La réponse de la région
Jean-Paul Huchon et Henriette Zoughebi ont avancé des propositions en tirant partie de l’enqête. Elle a annoncé la présentation le 13 février d’un plan de maintenance des lycées. « Dans ce plan je souhaite que les toilettes soient traitées en priorité ». C’est en effet un problème mis en avant par les conseils de vie lycéenne (CVL). Les CVL seront dorénavant associés à la réflexion sur la conception des futurs lycées. Plus généralement, H Zoughebi a annoncé que les élus des CVL et les jeunes du Conseil régional des jeunes définiront un dispositif permettant aux lycéens de saisir directement le conseil régional pour se faire entendre.

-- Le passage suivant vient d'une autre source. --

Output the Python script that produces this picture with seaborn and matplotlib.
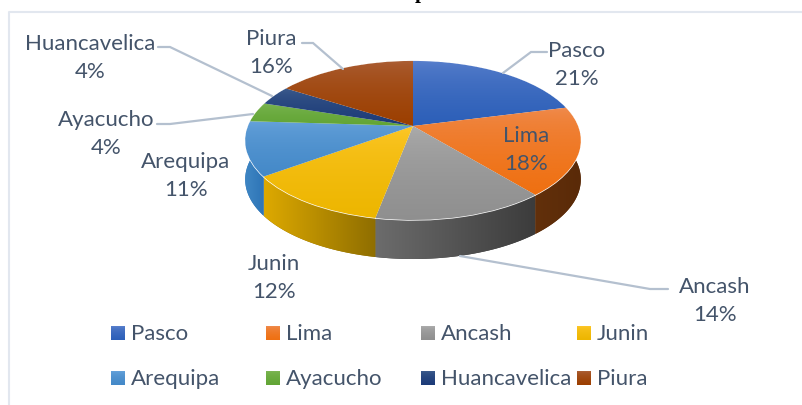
#!/usr/bin/env python3

# 3D looking pie: ax.pie wedges pushed through a perspective transform.

import numpy as np
import matplotlib

matplotlib.use("Agg")
import matplotlib.pyplot as plt
from matplotlib.colors import LinearSegmentedColormap
from matplotlib.patches import Polygon, Rectangle
from matplotlib.transforms import Transform
import seaborn as sns

NAMES = ["Pasco", "Lima", "Ancash", "Junin", "Arequipa", "Ayacucho", "Huancavelica", "Piura"]
VALUES = [21, 18, 14, 12, 11, 4, 4, 16]

# top face gradient, light to base
TOP_LIGHT = ["#5F84CF", "#EF8E55", "#B0B0B0", "#FFC92E", "#6AA5DD", "#80B857", "#41608F", "#AD633D"]
TOP_BASE = ["#2C5FB8", "#EF7011", "#8F8F8F", "#EDB600", "#4489C8", "#62A535", "#1C3B78", "#9C3F00"]
# side wall gradient, left to right
WALL_LEFT = ["#25509B", "#62300B", "#6C6C6C", "#DDA900", "#3F86C4", "#4F8A2A", "#16305F", "#7E3300"]
WALL_RIGHT = ["#1C3E78", "#5A2A08", "#3C3C3C", "#8F6E00", "#2E75B6", "#3F6F22", "#122850", "#662900"]

LABEL_X = [577, 526, 715, 274, 186, 106, 90, 271]
LABEL_Y = [65, 150, 301, 278, 176, 134, 58, 53]

LEADERS = [
    ([547, 531, 503], [53, 53, 74]),
    ([158, 170, 272], [48, 48, 97]),
    ([302, 313, 343], [44, 44, 70]),
    ([157, 170, 253], [125, 125, 115]),
    ([668, 650, 460], [290, 290, 257]),
]

LEGEND_X = [111, 266, 421, 577]
LEGEND_Y = [334, 379]

TEXT_COLOR = "#44546A"
LINE_COLOR = "#B4C0CF"
BORDER_COLOR = "#E2E7EF"

CX, CY = 413, 127
SCALE_X, SCALE_Y, TILT = 165.0, 76.9, 0.182
DEPTH = 39


class Perspective(Transform):
    """Unit pie coordinates to picture pixels, far side squeezed."""

    input_dims = 2
    output_dims = 2

    def transform_non_affine(self, values):
        values = np.asarray(values)
        w = 1 + TILT * values[:, 1]
        return np.column_stack(
            [CX + SCALE_X * values[:, 0] / w, CY - SCALE_Y * values[:, 1] / w]
        )


def gradient(ax, clip, box, colors, horizontal, zorder):
    """Fill box with a two colour gradient, cut to the clip patch"""
    cmap = LinearSegmentedColormap.from_list("g", colors)
    ramp = np.linspace(0, 1, 128)
    if not horizontal:
        # top faces settle on the base colour early
        ramp = np.sqrt(ramp)
    ramp = ramp[None, :] if horizontal else ramp[:, None]
    x0, x1, y0, y1 = box
    im = ax.imshow(
        ramp,
        cmap=cmap,
        vmin=0,
        vmax=1,
        extent=(x0, x1, y1, y0),
        origin="upper",
        aspect="auto",
        zorder=zorder,
    )
    im.set_clip_path(clip)


def main():
    sns.set_theme(style="white")
    plt.rcParams["font.family"] = ["Lato", "DejaVu Sans"]

    fig = plt.figure(figsize=(8.03, 4.06), dpi=100)
    ax = fig.add_axes([0, 0, 1, 1])
    palette = sns.color_palette(TOP_BASE)
    wedges, _ = ax.pie(VALUES, colors=palette, startangle=90, counterclock=False, radius=1)

    proj = Perspective()
    to_screen = proj + ax.transData
    for i, w in enumerate(wedges):
        # side wall, swept straight down from the rim
        t = np.radians(np.linspace(w.theta1, w.theta2, 80))
        rim = proj.transform(np.column_stack([np.cos(t), np.sin(t)]))
        low = rim + [0, DEPTH]
        wall = Polygon(np.vstack([rim, low[::-1]]), closed=True, fc=WALL_RIGHT[i], ec="none", zorder=1)
        ax.add_patch(wall)
        gradient(
            ax,
            wall,
            (rim[:, 0].min(), rim[:, 0].max(), rim[:, 1].min(), low[:, 1].max()),
            [WALL_LEFT[i], WALL_RIGHT[i]],
            True,
            1.5,
        )

    for i, w in enumerate(wedges):
        w.set_transform(to_screen)
        w.set_zorder(2 + i * 0.01)
        pts = proj.transform(w.get_path().vertices)
        gradient(
            ax,
            w,
            (pts[:, 0].min(), pts[:, 0].max(), pts[:, 1].min(), pts[:, 1].max()),
            [TOP_LIGHT[i], TOP_BASE[i]],
            False,
            3 + i * 0.01,
        )

    for xs, ys in LEADERS:
        ax.plot(xs, ys, color=LINE_COLOR, lw=1.6, zorder=4, solid_joinstyle="miter")

    for name, value, x, y in zip(NAMES, VALUES, LABEL_X, LABEL_Y):
        ax.text(
            x, y, f"{name}\n{value}%", ha="center", va="center", fontsize=16,
            color=TEXT_COLOR, linespacing=1.55, zorder=5,
        )

    # legend rows, 4 per row
    for i, name in enumerate(NAMES):
        x = LEGEND_X[i % 4]
        y = LEGEND_Y[i // 4]
        box = Rectangle((x, y - 7), 14, 14, fc=TOP_BASE[i], ec="none", zorder=2)
        ax.add_patch(box)
        gradient(ax, box, (x, x + 14, y - 7, y + 7), [TOP_LIGHT[i], TOP_BASE[i]], False, 3)
        ax.text(x + 20, y, name, ha="left", va="center", fontsize=16, color=TEXT_COLOR)

    # frame of the pasted chart, and what is left of the title above it
    ax.plot([9, 9, 803], [406, 13, 13], color=BORDER_COLOR, lw=1.5, zorder=0)
    ax.text(421, -7, "p", ha="center", va="center", fontsize=15, fontweight="bold",
            family="Liberation Serif", color="black")

    ax.set_aspect("auto")
    ax.set_xlim(0, 803)
    ax.set_ylim(406, 0)
    ax.axis("off")
    fig.savefig("out.png", dpi=100)


if __name__ == "__main__":
    main()
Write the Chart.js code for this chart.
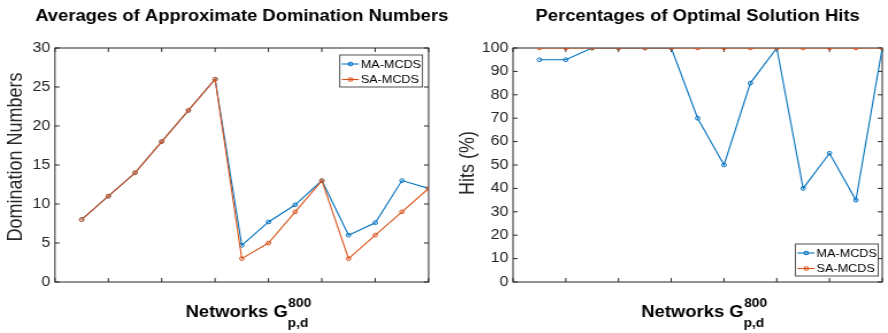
<!DOCTYPE html>
<html>
<head>
<meta charset="utf-8">
<script src="https://cdn.jsdelivr.net/npm/chart.js@4.4.1/dist/chart.umd.min.js"></script>
<style>
    html, body { margin: 0; padding: 0; background: #fff; }
    #wrap { position: relative; width: 888px; height: 333px; overflow: hidden; background: #fff; }
    #wrap canvas { position: absolute; top: 0; }
</style>
</head>
<body>
<div id="wrap">
    <!-- drawn narrower and stretched, like the resized matlab figure (444/386) -->
    <canvas id="hits-chart" width="386" height="333" style="left:444px;width:444px;height:333px"></canvas>
    <canvas id="dom-chart" width="409" height="333" style="left:0;width:470.46px;height:333px"></canvas>
</div>
<script>
// networks 1..14
var networks = [1, 2, 3, 4, 5, 6, 7, 8, 9, 10, 11, 12, 13, 14];
var netTicks = [0, 2, 4, 6, 8, 10, 12, 14];
var seriesNames = ['MA-MCDS', 'SA-MCDS'];

// averages of approximate domination numbers
var domMA = [8, 11, 14, 18, 22, 26, 4.7, 7.7, 9.9, 13, 6, 7.6, 13, 12];
var domSA = [8, 11, 14, 18, 22, 26, 3, 5, 9, 13, 3, 6, 9, 12];
var domTicks = [0, 5, 10, 15, 20, 25, 30];

// percentages of optimal solution hits
var hitsMA = [95, 95, 100, 100, 100, 100, 70, 50, 85, 100, 40, 55, 35, 100];
var hitsSA = [100, 100, 100, 100, 100, 100, 100, 100, 100, 100, 100, 100, 100, 100];
var hitsTicks = [0, 10, 20, 30, 40, 50, 60, 70, 80, 90, 100];

var blue = '#0072BD', orange = '#D95319', axisColor = '#262626';
var FONT = '"Liberation Sans", Arial, Helvetica, sans-serif';

var framePlugin = {
    id: 'frame',
    beforeDatasetsDraw: function(chart, args, o) {
        var ctx = chart.ctx, a = chart.chartArea;
        var xs = chart.scales.x, ys = chart.scales.y;
        ctx.save();
        ctx.strokeStyle = axisColor;
        ctx.lineWidth = 1;
        ctx.strokeRect(a.left, a.top, a.right - a.left, a.bottom - a.top);
        ctx.beginPath();
        netTicks.forEach(function(v) {
            var px = xs.getPixelForValue(v);
            ctx.moveTo(px, a.bottom); ctx.lineTo(px, a.bottom - 4);
            ctx.moveTo(px, a.top); ctx.lineTo(px, a.top + 4);
        });
        o.yTicks.forEach(function(v) {
            var py = ys.getPixelForValue(v);
            ctx.moveTo(a.left, py); ctx.lineTo(a.left + 4, py);
            ctx.moveTo(a.right, py); ctx.lineTo(a.right - 4, py);
        });
        ctx.stroke();
        ctx.restore();
    },
    afterDraw: function(chart, args, o) {
        var ctx = chart.ctx, a = chart.chartArea;
        var cx = (a.left + a.right) / 2;
        ctx.save();

        // title
        ctx.fillStyle = '#000';
        ctx.font = 'bold 16px ' + FONT;
        ctx.textAlign = 'center';
        ctx.textBaseline = 'alphabetic';
        ctx.fillText(o.title, cx, 21);

        // y label
        ctx.save();
        ctx.translate(o.ylabelX, o.ylabelY);
        ctx.rotate(-Math.PI / 2);
        ctx.font = '18px ' + FONT;
        ctx.fillStyle = axisColor;
        ctx.fillText(o.ylabel, 0, 0);
        ctx.restore();

        // x label  Networks G^800_p,d
        ctx.textAlign = 'left';
        ctx.fillStyle = '#000';
        ctx.font = 'bold 16px ' + FONT;
        var main = 'Networks G', wMain = ctx.measureText(main).width;
        ctx.font = 'bold 12px ' + FONT;
        var wSup = ctx.measureText('800').width, wSub = ctx.measureText('p,d').width;
        var x0 = cx + 5.5 - (wMain + Math.max(wSup, wSub)) / 2;
        ctx.font = 'bold 16px ' + FONT;
        ctx.fillText(main, x0, 317);
        ctx.font = 'bold 12px ' + FONT;
        ctx.fillText('800', x0 + wMain + 0.5, 307);
        ctx.fillText('p,d', x0 + wMain, 327);

        // legend box
        var lg = o.legend, w = 72, h = 32;
        var lx = a.right - lg.dx - w;
        var ly = lg.top ? a.top + lg.dy : a.bottom - lg.dy - h;
        ctx.fillStyle = '#fff';
        ctx.fillRect(lx, ly, w, h);
        ctx.strokeStyle = axisColor;
        ctx.lineWidth = 0.8;
        ctx.strokeRect(lx, ly, w, h);
        ctx.font = '11px ' + FONT;
        ctx.textBaseline = 'middle';
        [blue, orange].forEach(function(c, i) {
            var ry = ly + 9 + i * 15.5;
            ctx.strokeStyle = c;
            ctx.lineWidth = 1.1;
            ctx.beginPath();
            ctx.moveTo(lx + 1.7, ry); ctx.lineTo(lx + 16.5, ry);
            ctx.stroke();
            ctx.beginPath();
            ctx.arc(lx + 9.3, ry, 1.8, 0, Math.PI * 2);
            ctx.stroke();
            ctx.fillStyle = '#000';
            ctx.fillText(seriesNames[i], lx + 18.2, ry + 0.5);
        });
        ctx.restore();
    }
};

function lineSet(name, values, color, order) {
    return {
        label: name,
        data: networks.map(function(n, i) { return { x: n, y: values[i] }; }),
        borderColor: color,
        backgroundColor: color,
        borderWidth: 1.1,
        pointRadius: 1.9,
        pointBorderWidth: 1,
        pointBackgroundColor: 'rgba(0,0,0,0)',
        pointBorderColor: color,
        tension: 0,
        order: order
    };
}

function makeChart(id, ma, sa, yTicks, o) {
    return new Chart(document.getElementById(id), {
        type: 'line',
        data: {
            datasets: [lineSet(seriesNames[0], ma, blue, 2), lineSet(seriesNames[1], sa, orange, 1)]
        },
        options: {
            responsive: false,
            animation: false,
            devicePixelRatio: 1,
            layout: { padding: { top: 48, right: o.padRight, left: 0, bottom: 0 } },
            plugins: {
                legend: { display: false },
                tooltip: { enabled: false },
                frame: o
            },
            scales: {
                x: {
                    type: 'linear',
                    min: 0,
                    max: 14,
                    grid: { display: false, drawTicks: false },
                    border: { display: false },
                    ticks: { display: false },
                    afterFit: function(s) { s.height = 51; }
                },
                y: {
                    min: yTicks[0],
                    max: yTicks[yTicks.length - 1],
                    afterBuildTicks: function(s) {
                        s.ticks = yTicks.map(function(v) { return { value: v }; });
                    },
                    grid: { display: false, drawTicks: false },
                    border: { display: false },
                    ticks: { font: { family: FONT, size: 14 }, color: axisColor, padding: 4, autoSkip: false },
                    afterFit: function(s) { s.width = o.plotLeft; }
                }
            }
        },
        plugins: [framePlugin]
    });
}

makeChart('dom-chart', domMA, domSA, domTicks, {
    title: 'Averages of Approximate Domination Numbers',
    ylabel: 'Domination Numbers',
    ylabelX: 19.1, ylabelY: 157,
    yTicks: domTicks,
    plotLeft: 47.8,
    padRight: 36,
    legend: { top: true, dx: 5.3, dy: 7 }
});

makeChart('hits-chart', hitsMA, hitsSA, hitsTicks, {
    title: 'Percentages of Optimal Solution Hits',
    ylabel: 'Hits (%)',
    ylabelX: 26.1, ylabelY: 163,
    yTicks: hitsTicks,
    plotLeft: 60,
    padRight: 1,
    legend: { top: false, dx: 3.4, dy: 6 }
});
</script>
</body>
</html>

Restent bien d’autres points qui échappent à la région : l’absence de dialogue entre jeunes et adultes, la charge de travail, l’efficacité de l’orientation, la demande de stages en entreprises et d’ouverture sur l’extérieur des lycées. Présente à la journée de publication des résultats, Florence Robine, rectrice de Créteil, a souligné sa volonté d’avancer avec la région sur ces chantiers. Il faudra peut-être davantage qu’une enquête pour amener région, rectorat et lycéens à travailler ensemble à améliorer le lycée. Mais déjà, le 7 février, la consultation des lycéens a regonflé les élus des CVL et relancé le dialogue éducatif dans la région.